Somewhere in the vast, cold dark of the cosmos, a planet orbits a distant star. It’s not a place you’d expect to find life—but if Dr. Nikku Madhusudhan is right, that assumption may soon be history.

Dr. Madhusudhan, a leading Indian-British astrophysicist at the University of Cambridge, has long been on the frontlines of the search for extraterrestrial life or what we call the alien life. This month, his team made headlines around the world after revealing what could be the strongest evidence yet of life beyond Earth—on a distant exoplanet known as K2-18b.

Using data from NASA’s James Webb Space Telescope, Madhusudhan and his collaborators detected atmospheric signatures of molecules commonly associated with biological processes on Earth—specifically, gases produced by marine phytoplankton and certain bacteria.
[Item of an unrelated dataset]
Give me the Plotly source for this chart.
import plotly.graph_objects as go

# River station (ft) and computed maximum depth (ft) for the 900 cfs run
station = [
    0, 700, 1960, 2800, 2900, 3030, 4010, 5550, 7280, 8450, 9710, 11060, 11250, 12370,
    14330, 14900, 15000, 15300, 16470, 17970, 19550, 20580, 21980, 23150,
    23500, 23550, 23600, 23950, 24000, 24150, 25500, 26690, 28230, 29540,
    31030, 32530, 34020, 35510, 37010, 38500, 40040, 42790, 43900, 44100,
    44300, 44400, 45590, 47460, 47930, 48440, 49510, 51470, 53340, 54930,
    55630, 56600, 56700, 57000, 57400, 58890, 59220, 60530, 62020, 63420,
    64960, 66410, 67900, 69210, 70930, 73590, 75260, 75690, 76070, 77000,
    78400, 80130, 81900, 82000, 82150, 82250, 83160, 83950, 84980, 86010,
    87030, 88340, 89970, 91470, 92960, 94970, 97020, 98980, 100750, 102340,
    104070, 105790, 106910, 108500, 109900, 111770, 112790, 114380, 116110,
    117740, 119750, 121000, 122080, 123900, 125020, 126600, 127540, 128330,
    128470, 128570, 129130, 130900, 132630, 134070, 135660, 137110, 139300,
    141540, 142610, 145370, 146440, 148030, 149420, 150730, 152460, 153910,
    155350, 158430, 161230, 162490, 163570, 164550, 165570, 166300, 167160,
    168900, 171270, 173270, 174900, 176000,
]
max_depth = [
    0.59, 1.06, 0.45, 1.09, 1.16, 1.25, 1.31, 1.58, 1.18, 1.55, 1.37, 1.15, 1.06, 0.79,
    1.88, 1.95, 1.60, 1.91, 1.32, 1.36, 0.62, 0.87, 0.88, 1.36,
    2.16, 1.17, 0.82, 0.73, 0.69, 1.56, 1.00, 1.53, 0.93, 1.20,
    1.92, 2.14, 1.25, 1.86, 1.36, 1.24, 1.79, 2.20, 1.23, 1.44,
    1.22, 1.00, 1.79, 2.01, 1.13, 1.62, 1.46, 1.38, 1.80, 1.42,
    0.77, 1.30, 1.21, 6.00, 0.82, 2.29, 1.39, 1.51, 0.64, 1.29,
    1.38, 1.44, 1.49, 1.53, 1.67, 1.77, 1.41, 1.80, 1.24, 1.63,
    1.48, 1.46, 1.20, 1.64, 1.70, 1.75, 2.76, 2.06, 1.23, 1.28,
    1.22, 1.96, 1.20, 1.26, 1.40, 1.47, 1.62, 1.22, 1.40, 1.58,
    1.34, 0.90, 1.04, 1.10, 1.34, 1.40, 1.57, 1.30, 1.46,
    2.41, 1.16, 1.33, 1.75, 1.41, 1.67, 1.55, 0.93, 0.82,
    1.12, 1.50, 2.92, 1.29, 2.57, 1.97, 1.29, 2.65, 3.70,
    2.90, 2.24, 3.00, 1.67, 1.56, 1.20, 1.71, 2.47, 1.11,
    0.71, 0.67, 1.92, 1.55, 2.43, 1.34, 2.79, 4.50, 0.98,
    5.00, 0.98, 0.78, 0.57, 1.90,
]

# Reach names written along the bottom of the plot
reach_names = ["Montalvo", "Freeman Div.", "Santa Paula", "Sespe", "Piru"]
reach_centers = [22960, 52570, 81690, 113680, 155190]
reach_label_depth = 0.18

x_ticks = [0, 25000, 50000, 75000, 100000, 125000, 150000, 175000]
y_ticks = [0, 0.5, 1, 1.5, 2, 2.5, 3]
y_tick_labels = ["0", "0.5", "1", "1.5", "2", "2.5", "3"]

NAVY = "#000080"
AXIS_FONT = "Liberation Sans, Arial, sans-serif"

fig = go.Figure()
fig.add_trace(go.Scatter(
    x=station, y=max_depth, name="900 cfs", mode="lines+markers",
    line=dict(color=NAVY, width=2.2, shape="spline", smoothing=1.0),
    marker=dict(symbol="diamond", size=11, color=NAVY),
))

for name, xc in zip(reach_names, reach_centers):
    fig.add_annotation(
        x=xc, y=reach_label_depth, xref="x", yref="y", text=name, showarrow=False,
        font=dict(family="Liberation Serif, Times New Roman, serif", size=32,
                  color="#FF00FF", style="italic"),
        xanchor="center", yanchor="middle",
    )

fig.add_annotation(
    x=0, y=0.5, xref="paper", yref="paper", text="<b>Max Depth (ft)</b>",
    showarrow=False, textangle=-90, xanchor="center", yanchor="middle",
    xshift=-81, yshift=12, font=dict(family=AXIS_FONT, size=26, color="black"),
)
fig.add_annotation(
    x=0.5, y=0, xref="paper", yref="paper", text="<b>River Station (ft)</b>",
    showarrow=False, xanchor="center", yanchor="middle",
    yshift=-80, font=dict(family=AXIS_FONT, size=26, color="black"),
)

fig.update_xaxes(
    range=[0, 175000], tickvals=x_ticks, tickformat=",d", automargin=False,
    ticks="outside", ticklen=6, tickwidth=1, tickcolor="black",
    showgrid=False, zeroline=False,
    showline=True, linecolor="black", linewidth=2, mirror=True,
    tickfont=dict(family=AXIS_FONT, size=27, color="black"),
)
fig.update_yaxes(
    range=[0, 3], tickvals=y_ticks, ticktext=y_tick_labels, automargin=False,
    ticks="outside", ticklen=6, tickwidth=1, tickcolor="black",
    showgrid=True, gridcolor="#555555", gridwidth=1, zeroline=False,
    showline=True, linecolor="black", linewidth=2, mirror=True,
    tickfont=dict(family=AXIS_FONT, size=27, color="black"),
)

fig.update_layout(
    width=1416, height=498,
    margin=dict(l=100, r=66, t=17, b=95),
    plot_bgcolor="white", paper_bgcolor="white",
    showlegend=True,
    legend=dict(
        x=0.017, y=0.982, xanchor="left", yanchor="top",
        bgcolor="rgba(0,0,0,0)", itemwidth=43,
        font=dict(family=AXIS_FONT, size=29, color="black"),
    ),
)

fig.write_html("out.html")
Their analysis suggests a staggering 99.7% probability that these molecules could be linked to living organisms.

“This marked the first detection of carbon-bearing molecules in the atmosphere of an exoplanet located within the habitable zone,” the University of Cambridge said in a press statement. “The findings align with theoretical models of a ‘Hycean’ planet — a potentially habitable, ocean-covered world enveloped by a hydrogen-rich atmosphere.”

Born in India, Dr. Madhusudhan began his journey in science with an engineering degree from IIT (BHU) Varanasi

In addition, a fainter signal suggested there could be other unexplained processes occurring on K2-18b. “We didn’t know for sure whether the signal we saw last time was due to DMS, but just the hint of it was exciting enough for us to have another look with JWST using a different instrument,” said Professor Nikku Madhusudhan in a news report released by the University of Cambridge.
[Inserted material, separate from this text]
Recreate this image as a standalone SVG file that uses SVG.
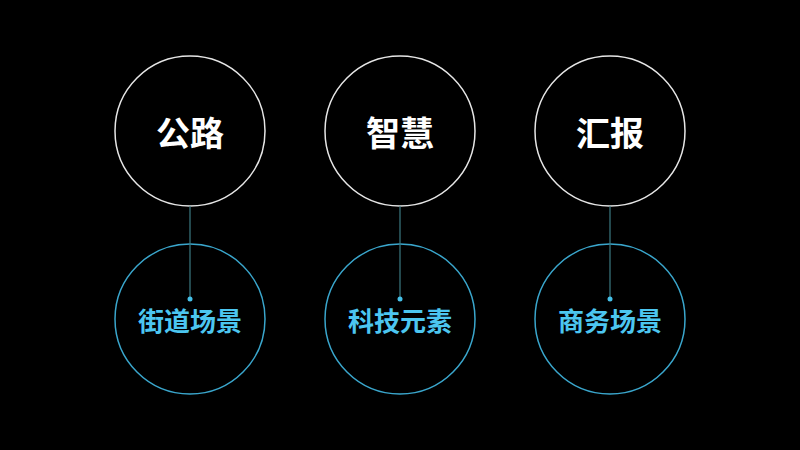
<svg xmlns="http://www.w3.org/2000/svg" width="800" height="450" viewBox="0 0 800 450">
  <style>
    .top { fill: #000; stroke: #e6e6e6; stroke-width: 1.5; }
    .bot { fill: none; stroke: #3aa6cc; stroke-width: 1.5; }
    .conn { stroke: #3b7a82; stroke-width: 1.2; }
    .dot { fill: #45c0e8; }
    .tt { fill: #fff; font-family: "Noto Sans CJK SC", "Noto Sans", sans-serif; font-size: 34px; font-weight: 700; text-anchor: middle; dominant-baseline: central; }
    .bt { fill: #4cc6f0; font-family: "Noto Sans CJK SC", "Noto Sans", sans-serif; font-size: 26px; font-weight: 700; text-anchor: middle; dominant-baseline: central; }
  </style>
  <rect width="800" height="450" fill="#000"/>
  <g id="node-gonglu">
    <circle class="top" cx="190" cy="131" r="75"/>
    <text class="tt" x="190" y="131">公路</text>
  </g>
  <g id="node-zhihui">
    <circle class="top" cx="400" cy="131" r="75"/>
    <text class="tt" x="400" y="131">智慧</text>
  </g>
  <g id="node-huibao">
    <circle class="top" cx="610" cy="131" r="75"/>
    <text class="tt" x="610" y="131">汇报</text>
  </g>
  <g id="node-jiedao">
    <circle class="bot" cx="190" cy="319" r="75"/>
    <text class="bt" x="190" y="319">街道场景</text>
  </g>
  <g id="node-keji">
    <circle class="bot" cx="400" cy="319" r="75"/>
    <text class="bt" x="400" y="319">科技元素</text>
  </g>
  <g id="node-shangwu">
    <circle class="bot" cx="610" cy="319" r="75"/>
    <text class="bt" x="610" y="319">商务场景</text>
  </g>
  <g id="connectors">
    <line class="conn" x1="190" y1="206" x2="190" y2="299"/>
    <line class="conn" x1="400" y1="206" x2="400" y2="299"/>
    <line class="conn" x1="610" y1="206" x2="610" y2="299"/>
    <circle class="dot" cx="190" cy="299" r="2.5"/>
    <circle class="dot" cx="400" cy="299" r="2.5"/>
    <circle class="dot" cx="610" cy="299" r="2.5"/>
  </g>
</svg>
The man behind the mission

Born in India, Dr. Madhusudhan began his journey in science with an engineering degree from IIT (BHU) Varanasi. But it was during his time at the Massachusetts Institute of Technology (MIT), under the mentorship of exoplanet pioneer Prof. Sara Seager, that he found his calling. His doctoral work—developing methods to retrieve data from exoplanet atmospheres—would go on to form the backbone of much of today’s planetary climate modeling.

Now a professor at the University of Cambridge’s Institute of Astronomy, Madhusudhan leads research that straddles the line between science fiction and frontier science.

A Universe of Firsts

Over the years, his work has broken new ground in our understanding of alien worlds. He was among the first to suggest the concept of “Hycean planets”—oceans of liquid water beneath hydrogen-rich atmospheres, conditions which may be ideal for life. He also led the detection of titanium oxide in the atmosphere of WASP-19b and pioneered studies of K2-18b, the same exoplanet now back in the spotlight.
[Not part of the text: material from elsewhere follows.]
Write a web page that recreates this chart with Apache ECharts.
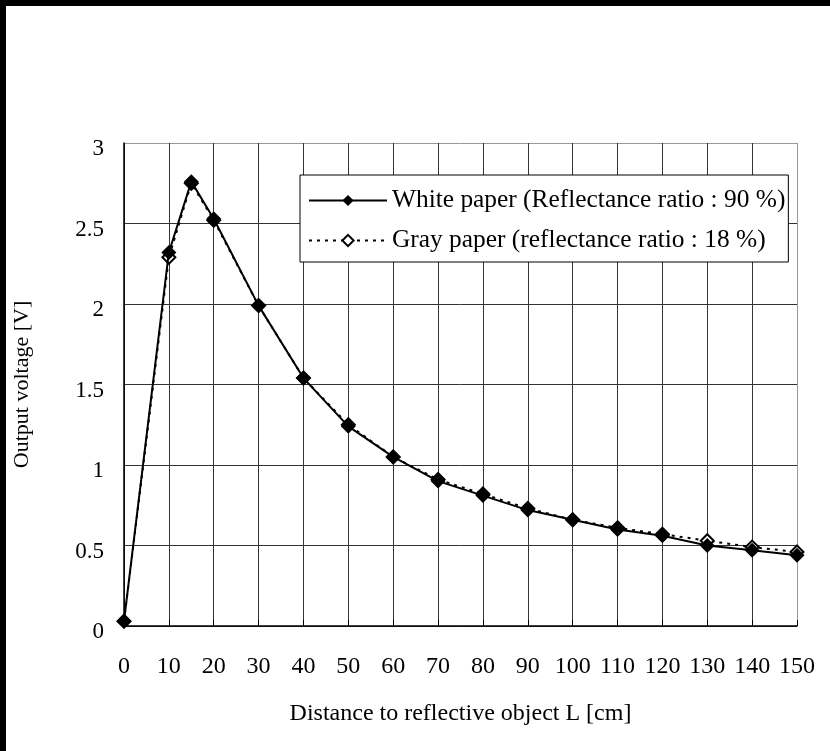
<!DOCTYPE html>
<html>
<head>
<meta charset="utf-8">
<script src="https://cdn.jsdelivr.net/npm/echarts@6/dist/echarts.min.js"></script>
<style>
html,body{margin:0;padding:0;background:#fff;}
#wrap{position:relative;width:830px;height:751px;background:#fff;overflow:hidden;}
#chart{position:absolute;left:0;top:0;width:830px;height:751px;}
.bar{position:absolute;background:#000;}
</style>
</head>
<body>
<div id="wrap">
<div id="chart"></div>
<div class="bar" style="left:0;top:0;width:830px;height:6px;"></div>
<div class="bar" style="left:0;top:0;width:6px;height:751px;"></div>
</div>
<script>
var distances = [0, 10, 15, 20, 30, 40, 50, 60, 70, 80, 90, 100, 110, 120, 130, 140, 150];
var whitePaper = [0.03, 2.32, 2.76, 2.53, 1.99, 1.54, 1.24, 1.05, 0.90, 0.81, 0.72, 0.66, 0.60, 0.56, 0.50, 0.47, 0.44];
var grayPaper  = [0.03, 2.29, 2.75, 2.52, 1.99, 1.54, 1.25, 1.05, 0.91, 0.82, 0.73, 0.66, 0.61, 0.57, 0.53, 0.49, 0.46];
var seriesNames = ['White paper (Reflectance ratio : 90 %)', 'Gray paper (reflectance ratio : 18 %)'];
var xAxisName = 'Distance to reflective object L [cm]';
var yAxisName = 'Output voltage [V]';

function pairs(xs, ys){ return xs.map(function(x,i){ return [x, ys[i]]; }); }

var font = 'Liberation Serif, Times New Roman, serif';
var gridDark = '#333';
var xLineColors = []; for (var i = 0; i < 15; i++) xLineColors.push(gridDark); xLineColors.push('#999');
var yLineColors = []; for (var j = 0; j < 6; j++) yLineColors.push(gridDark); yLineColors.push('#999');

var chart = echarts.init(document.getElementById('chart'), null, {renderer: 'canvas'});
chart.setOption({
  backgroundColor: '#fff',
  animation: false,
  grid: {left: 124, top: 143, width: 673, height: 483, containLabel: false},
  legend: {
    orient: 'vertical',
    left: 300, top: 175,
    padding: [13, 3, 9, 8],
    itemGap: 15,
    itemWidth: 78, itemHeight: 14,
    borderColor: '#000', borderWidth: 1,
    backgroundColor: '#fff',
    textStyle: {fontFamily: font, fontSize: 25.4, color: '#000'},
    data: [seriesNames[0], seriesNames[1]]
  },
  xAxis: {
    type: 'value', min: 0, max: 150, interval: 10,
    name: xAxisName, nameLocation: 'middle', nameGap: 76,
    nameTextStyle: {fontFamily: font, fontSize: 24, color: '#000'},
    axisLine: {show: true, onZero: false, lineStyle: {color: '#000', width: 1.5}},
    axisTick: {show: true, inside: true, length: 6, lineStyle: {color: '#000'}},
    axisLabel: {fontFamily: font, fontSize: 24, color: '#000', margin: 29},
    splitLine: {show: true, lineStyle: {color: xLineColors, width: 1}}
  },
  yAxis: {
    type: 'value', min: 0, max: 3, interval: 0.5,
    name: yAxisName, nameLocation: 'middle', nameGap: 91, nameRotate: 90,
    nameTextStyle: {fontFamily: font, fontSize: 22, color: '#000'},
    axisLine: {show: true, lineStyle: {color: '#000', width: 1.5}},
    axisTick: {show: false},
    axisLabel: {fontFamily: font, fontSize: 23, color: '#000', margin: 20, verticalAlign: 'top', lineHeight: 12},
    splitLine: {show: true, lineStyle: {color: yLineColors, width: 1}}
  },
  series: [
    {
      name: seriesNames[1], type: 'line', z: 2,
      data: pairs(distances, grayPaper),
      symbol: 'diamond', symbolSize: 13,
      lineStyle: {color: '#000', width: 2, type: [3, 5]},
      itemStyle: {color: '#fff', borderColor: '#000', borderWidth: 2},
      color: '#000'
    },
    {
      name: seriesNames[0], type: 'line', z: 3,
      data: pairs(distances, whitePaper),
      symbol: 'diamond', symbolSize: 15,
      lineStyle: {color: '#000', width: 2},
      itemStyle: {color: '#000', borderColor: '#000', borderWidth: 0},
      color: '#000'
    }
  ]
});
</script>
</body>
</html>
His team’s recent findings on K2-18b may be the closest humanity has ever come to detecting life elsewhere in the universe.

Accolades and impact

Madhusudhan’s contributions have earned him global recognition. He received the prestigious IUPAP Young Scientist Medal in 2016 and the MERAC Prize in Theoretical Astrophysics in 2019. In 2014, the Astronomical Society of India awarded him the Vainu Bappu Gold Medal for outstanding contributions to astrophysics by a scientist under 35.

But for Madhusudhan, the real reward lies in the questions that remain unanswered.

Looking ahead

Madhusudhan cautions that, while the findings are promising, more data is needed before drawing conclusions about the presence of life on another planet. He remains cautiously optimistic but notes that the observations on K2-18b could also be explained by previously unknown chemical processes. Together with his colleagues, he plans to pursue further theoretical and experimental studies to investigate whether compounds like DMS and DMDS could be produced through non-biological means at the levels currently detected.

Beyond the lab, Madhusudhan remains dedicated to mentoring students and advancing scientific outreach. He’s a firm believer that the next big discovery might come from a student inspired by the stars, just as he once was.

As scientists prepare for the next wave of data and the world watches closely, one thing is clear: thanks to minds like Dr. Nikku Madhusudhan’s, the search for life beyond Earth is no longer a distant dream—it’s a scientific reality within reach.